Requirement » The listing below should be printed exactly, every line of it. Skip the pictures.
==========
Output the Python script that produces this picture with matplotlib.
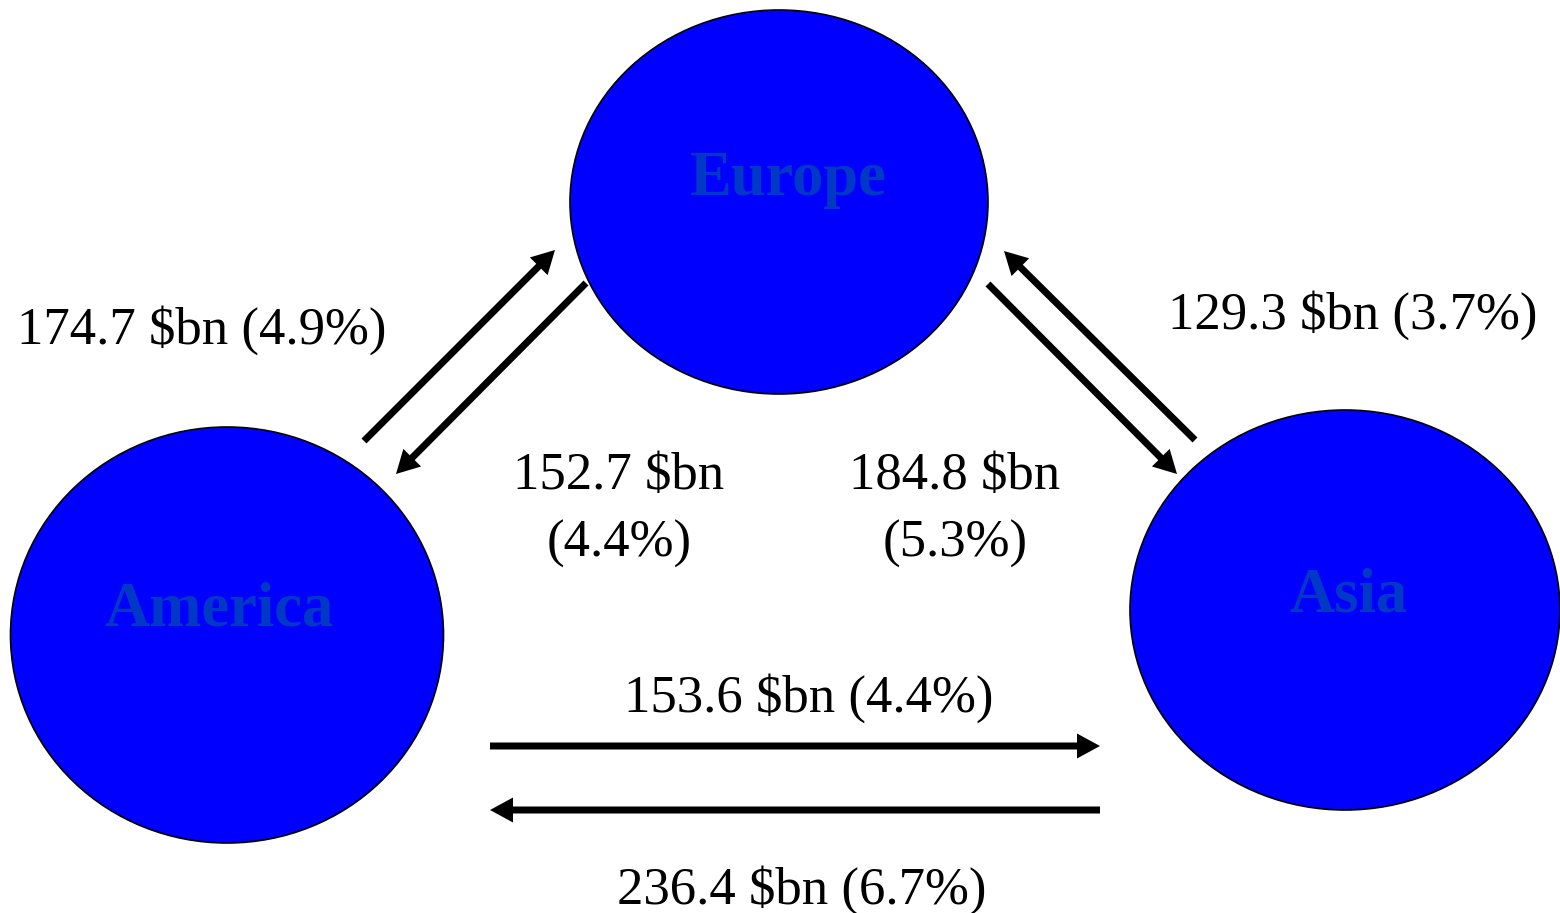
import matplotlib
matplotlib.use("Agg")
import matplotlib.pyplot as plt
from matplotlib.patches import Ellipse

# regions (nodes)
regions = ["Europe", "America", "Asia"]
node_xy = [(779, 202), (227, 635), (1345, 610)]
node_wh = [(418, 384), (433, 416), (430, 400)]
label_xy = [(788, 180), (219, 611), (1348, 596)]

# trade flows: value in $bn and share in %
flow_from = ["America", "Europe", "Europe", "Asia", "America", "Asia"]
flow_to = ["Europe", "America", "Asia", "Europe", "Asia", "America"]
flow_val = [174.7, 152.7, 184.8, 129.3, 153.6, 236.4]
flow_pct = [4.9, 4.4, 5.3, 3.7, 4.4, 6.7]

# arrow start / end and text placement (layout, pixels)
arrow_start = [(364, 441), (586, 283), (988, 284), (1195, 440), (490, 746), (1100, 810)]
arrow_end = [(555, 250), (396, 474), (1177, 474), (1004, 251), (1100, 746), (490, 810)]
text_xy = [(202, 330), (619, 510), (955, 510), (1353, 315), (809, 698), (802, 890)]
text_wrap = [False, True, True, False, False, False]

plt.rcParams['font.family'] = ['Liberation Serif', 'DejaVu Serif']

fig = plt.figure(figsize=(15.6, 9.13), dpi=100)
ax = fig.add_axes([0, 0, 1, 1])
ax.set_xlim(0, 1560)
ax.set_ylim(913, 0)
ax.axis('off')

for name, (x, y), (w, h), (lx, ly) in zip(regions, node_xy, node_wh, label_xy):
    ax.add_patch(Ellipse((x, y), w, h, facecolor='#0000FF', edgecolor='black', lw=1.2))
    ax.text(lx, ly, name, color='#0039C6', fontsize=45, fontweight='bold',
            ha='center', va='center')

for i in range(len(flow_val)):
    (x0, y0), (x1, y1) = arrow_start[i], arrow_end[i]
    ax.arrow(x0, y0, x1 - x0, y1 - y0, width=7, head_width=25, head_length=23,
             length_includes_head=True, color='black', lw=0)
    sep = "\n" if text_wrap[i] else " "
    s = "%.1f $bn%s(%.1f%%)" % (flow_val[i], sep, flow_pct[i])
    ax.text(text_xy[i][0], text_xy[i][1], s, fontsize=38, ha='center', va='center',
            linespacing=1.52)

fig.savefig("out.png", dpi=100)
==========
Exercise answer »
Output the Python script that produces this picture with matplotlib.
import matplotlib
matplotlib.use("Agg")
import matplotlib.pyplot as plt
from matplotlib.patches import Ellipse

# regions (nodes)
regions = ["Europe", "America", "Asia"]
node_xy = [(779, 202), (227, 635), (1345, 610)]
node_wh = [(418, 384), (433, 416), (430, 400)]
label_xy = [(788, 180), (219, 611), (1348, 596)]

# trade flows: value in $bn and share in %
flow_from = ["America", "Europe", "Europe", "Asia", "America", "Asia"]
flow_to = ["Europe", "America", "Asia", "Europe", "Asia", "America"]
flow_val = [174.7, 152.7, 184.8, 129.3, 153.6, 236.4]
flow_pct = [4.9, 4.4, 5.3, 3.7, 4.4, 6.7]

# arrow start / end and text placement (layout, pixels)
arrow_start = [(364, 441), (586, 283), (988, 284), (1195, 440), (490, 746), (1100, 810)]
arrow_end = [(555, 250), (396, 474), (1177, 474), (1004, 251), (1100, 746), (490, 810)]
text_xy = [(202, 330), (619, 510), (955, 510), (1353, 315), (809, 698), (802, 890)]
text_wrap = [False, True, True, False, False, False]

plt.rcParams['font.family'] = ['Liberation Serif', 'DejaVu Serif']

fig = plt.figure(figsize=(15.6, 9.13), dpi=100)
ax = fig.add_axes([0, 0, 1, 1])
ax.set_xlim(0, 1560)
ax.set_ylim(913, 0)
ax.axis('off')

for name, (x, y), (w, h), (lx, ly) in zip(regions, node_xy, node_wh, label_xy):
    ax.add_patch(Ellipse((x, y), w, h, facecolor='#0000FF', edgecolor='black', lw=1.2))
    ax.text(lx, ly, name, color='#0039C6', fontsize=45, fontweight='bold',
            ha='center', va='center')

for i in range(len(flow_val)):
    (x0, y0), (x1, y1) = arrow_start[i], arrow_end[i]
    ax.arrow(x0, y0, x1 - x0, y1 - y0, width=7, head_width=25, head_length=23,
             length_includes_head=True, color='black', lw=0)
    sep = "\n" if text_wrap[i] else " "
    s = "%.1f $bn%s(%.1f%%)" % (flow_val[i], sep, flow_pct[i])
    ax.text(text_xy[i][0], text_xy[i][1], s, fontsize=38, ha='center', va='center',
            linespacing=1.52)

fig.savefig("out.png", dpi=100)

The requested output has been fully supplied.